Fake Horoscopes 11/7

Kenzo Armstrong

Aries, grab ur life by the balls this week. Take back control of your menstrual cycle. Take ur freakin pills i guess.

Taurus, are you in a pitch black depression? Me too. Call someone.

Gemini, your craigslist lover will bless you with a special surprise on the full moon. This may make you want to lose your v card BUT ALWAYS remember: there will be a lot of blood.

Cancer, feeling like you need a community? Please leave a message after the tone and a representative will get back to you in five business days.

Leo, smelly pants syndrome (SPS) is contagious. The stars compel you to give SPS to your next door neighbor whose bones you’ve always wanted to jump.

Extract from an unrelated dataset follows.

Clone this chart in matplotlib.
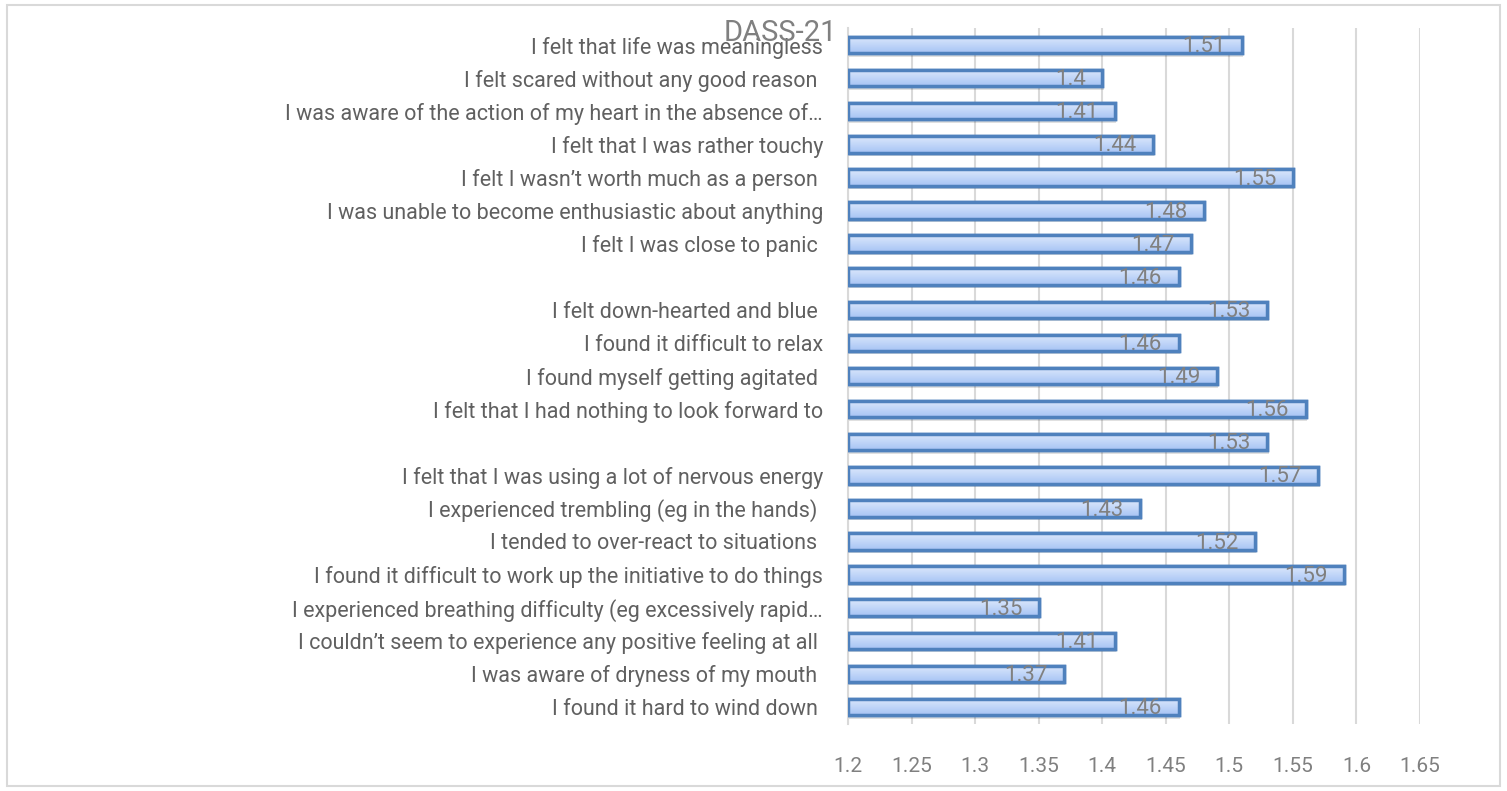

Virgo, sometimes you should let yourself rest. It’ll feel nice to rest. Try iT! FOr a few times.

Libra, spend a little extra time swiping right on tinder this week. If the stars are truly playing matchmaker like they said they’d be, you’re right on track to finally show someone a magic trick. You’ve been yearning for a good magic trick. If you play your cards right, your swipe-right will want to hold on tight just in time for cuffing season. Gnarly! rock on, dude.

Scorpio, big gifts come in small packages. This week you’ll be expecting a big package, but you’ll get a small one. Don’t worry honey. It’s not about the size of the package it’s about the motion of the ocean.

Sagittarius, the stars know what you’re thinking- Their answer is “Unfortunately, yeah, it’ll be a while before your rash clears up and your bad luck streak ends.”

Capricorn, you can’t buy love at the supermarket. Try harder irl.

Aquarius, beauty queen of only 18 you have some trouble with yourself. Go to therapy you’re too young and beautiful to have trouble.

Pisces, I am scared for you guys. The stars are channelling dark energy to me about you, it’s making me gassy!!!!!!